Lavora, produci, crepa: anche no!

par Rosa Angela Ciafrei
sabato 19 ottobre 2013

Il 900 è stato un tempo storico guidato da cognizioni socio-politiche-religiose che assicuravano paradigmi indubbi alla morale e all’azione del vivere quotidiano, ma a seguito del crollo di queste dottrine ideologiche l’uomo moderno comincia a dubitare del suo pensare filosofico, scoprendo assurdo che si possa dedurre la verità del vivere esistenziale in uniche opinioni.

Nella seconda metà del xx secolo, probabilmente a causa della predominanza tecnica e meccanicistica di quello stesso vivere, le pretese si orientano verso un benessere reale ed immediato.

Nell’odierna civiltà tecnica, il disagio della folla appare orientato a stati di alienazione e disorientamento, avendo ormai inteso che né l’istituzione politica né quella ecclesiale, possano dare trovare le risposte ai propri incubi.

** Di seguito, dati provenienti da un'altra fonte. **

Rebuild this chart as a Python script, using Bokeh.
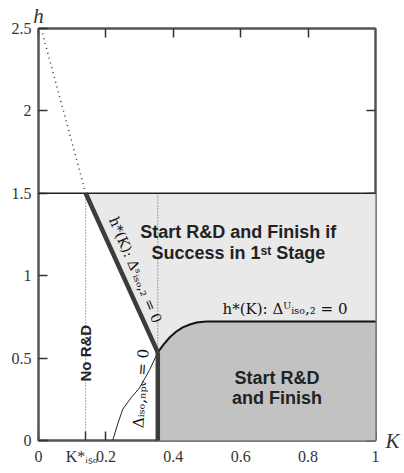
import numpy as np
from bokeh.plotting import figure
from bokeh.models import LinearAxis, FixedTicker, Range1d
from bokeh.core.properties import value
from bokeh.embed import file_html
from bokeh.resources import INLINE

# ---------------- data ----------------
x_ticks = [0, 0.14, 0.2, 0.4, 0.6, 0.8, 1.0]
x_tick_labels = ["0", "K*ᵢₛₒ\u00a0\u00a0", "0.2", "0.4", "0.6", "0.8", "1"]
y_ticks = [0, 0.5, 1.0, 1.5, 2.0, 2.5]
y_tick_labels = ["0", "0.5", "1", "1.5", "2", "2.5"]
top_ticks = [0, 0.2, 0.4, 0.6, 0.8]
top_tick_labels = ["h", "", "", "", ""]
right_ticks = [0, 0.5, 1.0, 1.5, 2.0]
right_tick_labels = ["K", "", "", "", ""]

K_star = 0.14      # K*_iso
K_hat = 0.354      # kink of boundaries
h_bar = 1.5        # upper bound for h

# h^*(K): Delta^S_iso,2 = 0  (dotted extension + thick part)
dotted_K = [0.012, 0.14]
dotted_h = [2.47, 1.5]
s_K = [0.14, 0.354]
s_h = [1.5, 0.535]
# thick vertical boundary K = K_hat
v_K = [0.354, 0.354]
v_h = [0.0, 0.535]
# h_*(K): Delta^U_iso,2 = 0
u_K = [0.354, 0.372, 0.389, 0.408, 0.428, 0.449, 0.469, 0.49, 0.5, 1.0]
u_h = [0.535, 0.585, 0.625, 0.66, 0.686, 0.704, 0.716, 0.721, 0.722, 0.722]
# Delta_iso,NPV = 0
npv_K = [0.22, 0.235, 0.25, 0.275, 0.30, 0.33, 0.354]
npv_h = [0.0, 0.1, 0.19, 0.26, 0.32, 0.43, 0.535]

region_text = ["Start R&D and Finish if", "Success in 1ˢᵗ Stage",
               "Start R&D", "and Finish"]

# ---------------- figure ----------------
p = figure(width=402, height=470, output_backend="svg", toolbar_location=None,
           x_range=Range1d(0, 1), y_range=Range1d(0, 2.5),
           min_border_left=38, min_border_right=24, min_border_top=28,
           min_border_bottom=30)
p.grid.visible = False
p.outline_line_color = "#555555"
p.outline_line_width = 2
p.background_fill_color = "white"

def setup(ax, ticks, labels):
    ax.ticker = FixedTicker(ticks=ticks)
    ax.major_label_overrides = {t: l for t, l in zip(ticks, labels)}
    ax.major_label_text_color = "#333333"

setup(p.xaxis[0], x_ticks, x_tick_labels)
setup(p.yaxis[0], y_ticks, y_tick_labels)
for ax in (p.xaxis[0], p.yaxis[0]):
    ax.major_label_text_font = "Liberation Serif"
    ax.major_label_text_font_size = "16px"
    ax.major_label_standoff = 7

top = LinearAxis()
setup(top, top_ticks, top_tick_labels)
top.major_label_text_font = "Liberation Serif"
top.major_label_text_font_style = "italic"
top.major_label_text_font_size = "21px"
top.major_label_standoff = 1
p.add_layout(top, "above")

right = LinearAxis()
setup(right, right_ticks, right_tick_labels)
right.major_label_text_font = "Liberation Serif"
right.major_label_text_font_style = "italic"
right.major_label_text_font_size = "21px"
right.major_label_standoff = 10
p.add_layout(right, "right")

for ax in p.axis:
    ax.major_tick_in = 9
    ax.major_tick_out = 0
    ax.minor_tick_in = 0
    ax.minor_tick_out = 0
    ax.axis_line_width = 2
    ax.axis_line_color = "#555555"
    ax.major_tick_line_color = "#333333"
    ax.major_tick_line_width = 1.5

# ---------------- regions ----------------
light_K = [s_K[0], 1.0] + u_K[::-1]
light_h = [h_bar, h_bar] + u_h[::-1]
dark_K = [K_hat, 1.0] + u_K[::-1]
dark_h = [0.0, 0.0] + u_h[::-1]

p.patch(light_K, light_h, fill_color="#e9e9e9", line_color=None, level="overlay")
p.patch(dark_K, dark_h, fill_color="#c2c2c2", line_color=None, level="overlay")

# ---------------- lines ----------------
p.line([0, 1], [h_bar, h_bar], line_color="#222222", line_width=1.5, level="overlay")
p.line(dotted_K, dotted_h, line_color="#333333", line_width=1.5, line_dash="1 4", level="overlay")
p.line([K_star, K_star], [0, h_bar], line_color="#555555", line_width=1, line_dash="1 2", level="overlay")
p.line([K_hat, K_hat], [0, h_bar], line_color="#555555", line_width=1, line_dash="1 2", level="overlay")
p.line(npv_K, npv_h, line_color="#222222", line_width=1, level="overlay")
p.line(u_K, u_h, line_color="#111111", line_width=2, level="overlay")
p.line(s_K, s_h, line_color="#3c3c3c", line_width=4.5, level="overlay")
p.line(v_K, v_h, line_color="#3c3c3c", line_width=4.5, level="overlay")

# ---------------- in-plot texts ----------------
sans = value("Liberation Sans")
serif = value("DejaVu Serif")
p.text(x=[0.593, 0.593], y=[1.268, 1.14], text=region_text[:2],
       text_font=sans, text_font_style="bold", text_font_size="18px",
       text_color="#222222", text_align="center", text_baseline="middle", level="overlay")
p.text(x=[0.708, 0.708], y=[0.382, 0.255], text=region_text[2:],
       text_font=sans, text_font_style="bold", text_font_size="18px",
       text_color="#222222", text_align="center", text_baseline="middle", level="overlay")
p.text(x=[K_star], y=[0.53], text=["No R&D"], angle=90, angle_units="deg",
       text_font=sans, text_font_style="bold", text_font_size="15px",
       text_color="#222222", text_align="center", text_baseline="middle", level="overlay")
p.text(x=[0.546], y=[0.80], text=["h*(K): Δᵁᵢₛₒ,₂ = 0"],
       text_font=serif, text_font_size="15px", text_color="#111111",
       text_align="left", text_baseline="middle", level="overlay")
p.text(x=[0.288], y=[1.035], text=["h*(K): Δˢᵢₛₒ,₂ = 0"], angle=-67, angle_units="deg",
       text_font=serif, text_font_size="14px", text_color="#111111",
       text_align="center", text_baseline="middle", level="overlay")
p.text(x=[0.304], y=[0.316], text=["Δᵢₛₒ,ₙₚᵥ = 0"], angle=86, angle_units="deg",
       text_font=serif, text_font_size="15px", text_color="#111111",
       text_align="center", text_baseline="middle", level="overlay")

open("out.html", "w").write(file_html(p, INLINE))
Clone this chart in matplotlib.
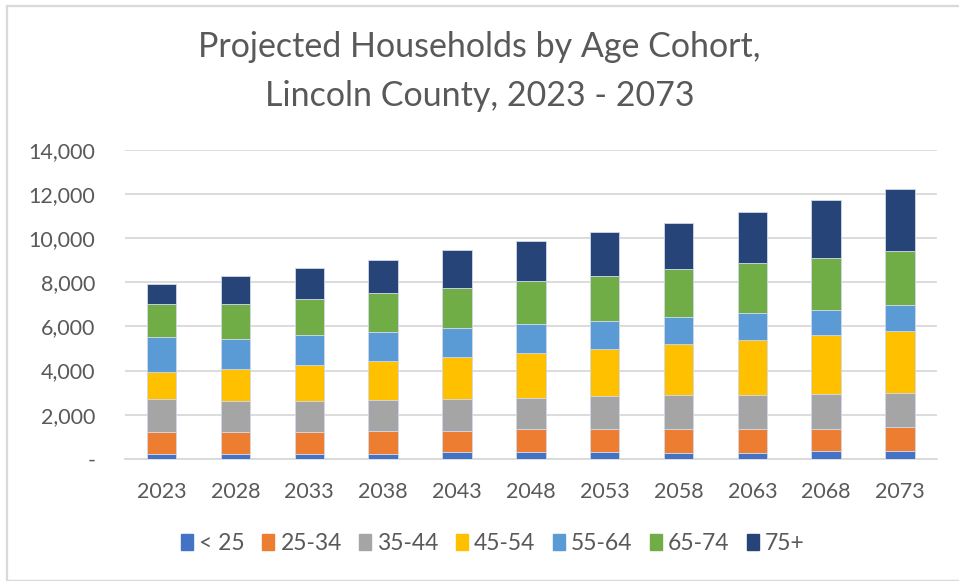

L’uomo, inizia a dubitare, di precetti subordinanti e di figure assolute, arrivando ad aprirsi a nuovi concetti pluralisti del pensiero.

Con la crescita del capitalismo, si assiste ad una visione curiosamente religiosa del lavoro, dove la divisione dello stesso penetra in tutte le società, distinguendosi in ambiti come quello commerciale, finanziario, militare, agricolo, industriale, educativo, ecc.. 

La divisione sociale del lavoro è comune in tutte le forme di società organizzata, ma quella moderna, mette in evidenza la divisione dei mestieri, ed il paradigma lavoro-scuola domina non unicamente l’aspetto economico, ma quello dell’intera esistenza sociale.

Il relativismo, con la sua messa in critica di ogni verità incondizionata, sta delineando il volto dell’uomo moderno, che nella schiavitù della necessità vive ormai la sua sofferenza esistenziale. Difatti, il concetto di lavoro, come attività principale anteposta al vivere, sta assumendo connotazioni differenti, andando a ridefinire le sue finalità, la sua rilevanza e trascendenza, nel vivere reale.

Il lavoratore identificandosi con la sua attività, ha ormai oggettivizzato se stesso a mero strumento e la logica meccanica delle economie globalizzate, nonostante azioni correttive, lavori a progetto, miraggi di successi personali e sociali non incanta più come un tempo, poiché nello strumento lavoro l’uomo moderno non trova più dignità, libertà e lo spazio necessario all’esercizio delle virtù, indispensabili per divenire.

La crisi economica che sta investendo l’intera geopolitica mondiale, non può che essere testimone della regressione di tale struttura di base, che si realizza nel sistema di produzione merci arrivando a trasformare l'energia umana e la creatività in denaro.

Ma la strutturazione scientifica, tecnologica e l’aumento di macchine, fa sì che il Capitale perduri anche senza proletari, tenendo inoccupati soprattutto i giovani. Nei 17 paesi della zona euro, secondo i dati dell’Eurostat, il tasso di disoccupazione medio ha toccato un massimo storico, a maggio, pari al 12,1 per cento, lo 0,1 per cento in più rispetto all’anno precedente. Nei paesi dell’Euro ci sono in totale 3,457 milioni di giovani senza lavoro. Comincia a sentirsi l’urgenza di una liberalizzazione dal concetto di “fatica tautologica” che vige nella visione giudaica-mercantilistica, e dove l’economia di mercato e la logica del profitto restano il business globale di un gruppo minoritario.

La riconquista dell’autonomia individuale di ognuno è la sfida che la crisi odierna dovrebbe insegnare, affinché la conduzione della propria vita si liberi da ogni finalità pratica, andando ad esaltare la capacità di ognuno, e non l’ansia collettiva legata al sopravvivere.